Where else would a game story begin, but with Malkin? Geno looked every bit the Conn Smythe and Cup winner we saw back in 2009. He was strong on the puck, almost toying with the opposition at times. His passing game was as good as it's ever been. When he didn't have the puck, the Wings had to be on full alert as he was often right on the guy with it. Malkin was often described as galloping out there when at his best, and that thoroughbred was loose tonight. If this game was any indication of what kind of season 71 is in for, it could be his best. That can only lead to good things for the Penguins.
I went into this game planning to focus on Joe Morrow each time he was out there. Turns out, that wasn't all that necessary; the Pens most recent first rounder grabbed your attention with his play. His world class skating ability is the basis of his game. His head is up all the time and he had good awareness on the ice. With the exception of a couple passes, he made very good decisions with the puck. The long outlet pass to Arron Asham was a thing of beauty. He put it right between two Wings and it came moments after he broke up a 2 on 1. He does have a good shot, but delivery is very deliberate and that caused him to have three blocked. He'll need to work on getting it away quicker. His work in his own end was solid. Kris Letang, Morrow's defense partner for the evening, was very aggressive in the Pens' own end, and Morrow did a good job of recognizing that and switching sides as needed. His strength was also on display late, knocking Tomas Holmstrom to the ice. If the Pens were not already so deep on the blueline, Morrow might be able to earn himself a 10 game tryout at the start of the season, but he's almost guaranteed to be spending the season with the Portland Winterhawks of the WHL.

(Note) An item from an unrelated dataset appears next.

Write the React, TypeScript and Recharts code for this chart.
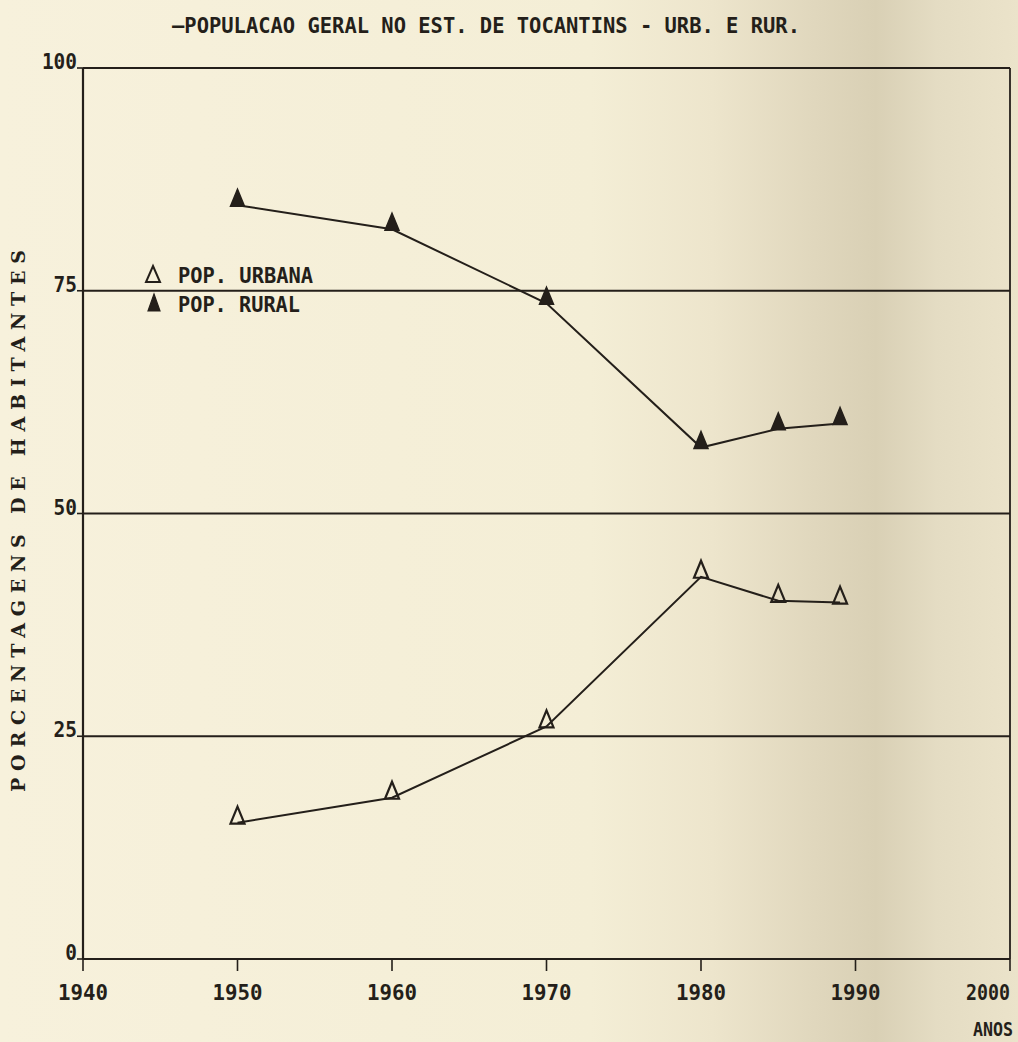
import React from "react";
import { LineChart, Line, XAxis, YAxis, CartesianGrid, ReferenceLine } from "recharts";

const years = [1950, 1960, 1970, 1980, 1985, 1989];
const urbana = [15.3, 18.1, 26.1, 42.9, 40.2, 40.0];
const rural = [84.6, 81.9, 73.6, 57.4, 59.5, 60.1];
const xTicks = [1940, 1950, 1960, 1970, 1980, 1990, 2000];
const yTicks = [0, 25, 50, 75, 100];

const TITLE = "—POPULACAO GERAL NO EST. DE TOCANTINS - URB. E RUR.";
const Y_TITLE = "PORCENTAGENS DE HABITANTES";
const X_TITLE = "ANOS";
const LEG_URB = "POP. URBANA";
const LEG_RUR = "POP. RURAL";

const data = years.map((y, i) => ({ ano: y, urbana: urbana[i], rural: rural[i] }));

const INK = "#241f1a";
const MONO = "'DejaVu Sans Mono', 'Liberation Mono', monospace";
const SERIF = "'DejaVu Serif', 'Liberation Serif', serif";

const triPath = (cx: number, cy: number) =>
  `M${cx},${cy - 16} L${cx + 7},${cy + 1} L${cx - 7},${cy + 1} Z`;

const OpenTri = (p: any) => {
  if (p.cx == null || p.cy == null) return null;
  return <path key={`u${p.index}`} d={triPath(p.cx, p.cy)} fill="none" stroke={INK} strokeWidth={2.2} strokeLinejoin="miter" />;
};
const FilledTri = (p: any) => {
  if (p.cx == null || p.cy == null) return null;
  return <path key={`r${p.index}`} d={triPath(p.cx, p.cy)} fill={INK} stroke={INK} strokeWidth={1.5} />;
};

const XTick = (p: any) => {
  const { x, y, payload } = p;
  const last = payload.value === 2000;
  return (
    <text x={last ? 1010 : x} y={y + 27} textAnchor={last ? "end" : "middle"} fontFamily={MONO} fontWeight="bold" fontSize={22}
      fill={INK} textLength={last ? 44 : 50} lengthAdjust="spacingAndGlyphs">
      {String(payload.value)}
    </text>
  );
};

const YTick = (p: any) => {
  const { x, y, payload } = p;
  const s = String(payload.value);
  return (
    <text x={x} y={y + 1} textAnchor="end" fontFamily={MONO} fontWeight="bold" fontSize={21}
      fill={INK} textLength={s.length * 11.7} lengthAdjust="spacingAndGlyphs">
      {s}
    </text>
  );
};

const YLabel = (p: any) => {
  const vb = p.viewBox || { x: 23, y: 68, width: 60, height: 891 };
  const cx = vb.x - 5;
  const cy = vb.y + vb.height / 2 + 7.5;
  return (
    <text x={cx} y={cy} transform={`rotate(-90 ${cx} ${cy})`} textAnchor="middle" dominantBaseline="central"
      fontFamily={SERIF} fontWeight="bold" fontSize={19} fill={INK} textLength={542} lengthAdjust="spacing">
      {Y_TITLE}
    </text>
  );
};

const XLabel = (p: any) => {
  const vb = p.viewBox || { x: 83, y: 959, width: 927, height: 40 };
  return (
    <text x={vb.x + vb.width + 3} y={vb.y + 77} textAnchor="end" fontFamily={MONO} fontWeight="bold"
      fontSize={19} fill={INK} textLength={40} lengthAdjust="spacingAndGlyphs">
      {X_TITLE}
    </text>
  );
};

export default function App() {
  return (
    <div
      style={{
        position: "absolute",
        left: 0,
        top: 0,
        width: 1018,
        height: 1042,
        overflow: "hidden",
        background:
          "linear-gradient(to right, #f7f1dc 0%, #f4eed6 58%, #ede5cc 70%, #e0d7bd 80%, #d9d0b5 86%, #e4dcc3 92%, #ebe3ca 100%)",
      }}
    >
      <svg width={1018} height={60} style={{ position: "absolute", left: 0, top: 0 }}>
        <text x={172} y={33} fontFamily={MONO} fontWeight="bold" fontSize={21} fill={INK}
          textLength={628} lengthAdjust="spacingAndGlyphs">
          {TITLE}
        </text>
      </svg>
      <div style={{ position: "absolute", left: 0, top: 0 }}>
        <LineChart width={1018} height={1042} data={data} margin={{ top: 68, right: 8, bottom: 43, left: 23 }}>
          <CartesianGrid horizontal vertical={false} stroke={INK} strokeWidth={2.2} />
          <XAxis
            dataKey="ano"
            type="number"
            domain={[1940, 2000]}
            ticks={xTicks}
            interval={0}
            height={40}
            tickSize={12}
            tickMargin={2}
            axisLine={{ stroke: INK, strokeWidth: 2.2 }}
            tickLine={{ stroke: INK, strokeWidth: 1.6 }}
            tick={<XTick />}
            label={<XLabel />}
          />
          <YAxis
            type="number"
            domain={[0, 100]}
            ticks={yTicks}
            interval={0}
            width={60}
            tickSize={6}
            tickMargin={0}
            axisLine={{ stroke: INK, strokeWidth: 2.2 }}
            tickLine={{ stroke: INK, strokeWidth: 1.6 }}
            tick={<YTick />}
            label={<YLabel />}
          />
          <ReferenceLine y={100} stroke={INK} strokeWidth={2.2} />
          <ReferenceLine x={2000} stroke={INK} strokeWidth={1.8} />
          <Line
            type="linear"
            dataKey="rural"
            stroke={INK}
            strokeWidth={2}
            dot={<FilledTri />}
            activeDot={false}
            isAnimationActive={false}
          />
          <Line
            type="linear"
            dataKey="urbana"
            stroke={INK}
            strokeWidth={2}
            dot={<OpenTri />}
            activeDot={false}
            isAnimationActive={false}
          />
        </LineChart>
      </div>
      <svg width={260} height={70} style={{ position: "absolute", left: 130, top: 255 }}>
        <path d="M23,11 L30,27 L16,27 Z" fill="none" stroke={INK} strokeWidth={2} />
        <text x={48} y={28} fontFamily={MONO} fontWeight="bold" fontSize={21} fill={INK}
          textLength={135} lengthAdjust="spacingAndGlyphs">
          {LEG_URB}
        </text>
        <path d="M24,39 L30,56 L18,56 Z" fill={INK} stroke={INK} strokeWidth={1.2} />
        <text x={48} y={57} fontFamily={MONO} fontWeight="bold" fontSize={21} fill={INK}
          textLength={122} lengthAdjust="spacingAndGlyphs">
          {LEG_RUR}
        </text>
      </svg>
    </div>
  );
}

Joe Vitale might have given fans a more immediate look at the future. He took another step forward in his quest to make this team. He didn't show up on the score sheet, but he was very noticeable. He played with lots of energy and generated a few good chances, especially with linemate Colin McDonald. Vitale also led the team in shorthanded ice time with 4:25 and was the Pens' best faceoff man, going 10-6 in the circle.
One of the guys Vitale is competing with for a job is Richard Park. The Pens' second round draft pick in 1994 is attempting to get back to the NHL after spending last season in the Swiss elite league. He may be 35 now, but you wouldn't be able to tell by watching him fly around the rink. The wheels are still there. It's kind of hard to judge Park's chances based off of tonight's game, as he was centering the second line with Asham and Pascal Dupuis. If he makes the team, it will be as a bottom six forward. Like Vitale, he did get a lot of work shorthanded (his 3:00 was second among Penguin forwards). Park did not fare as well on draws, going 2-5.
Chris Kunitz and James Neal seemed to follow Malkin's lead and played a spirited game. Both were all over Detroit. Neal struggled to really let that wrister go at times, but his passing was on.
Colin McDonald and Geoff Walker were very noticeable. Both played physically and made things happen out there.
Matt Niskanen was up and down in his end, but played a pretty good offensive game. Head coach Dan Bylsma said earlier that the 5, 6, 7, and 8 defenseman spots are not set in stone. Of the people competing for those spots, Niskanen has the highest pedigree (a former 1st round pick) and the most NHL experience (295 games), so don't be surprised if he wins a job.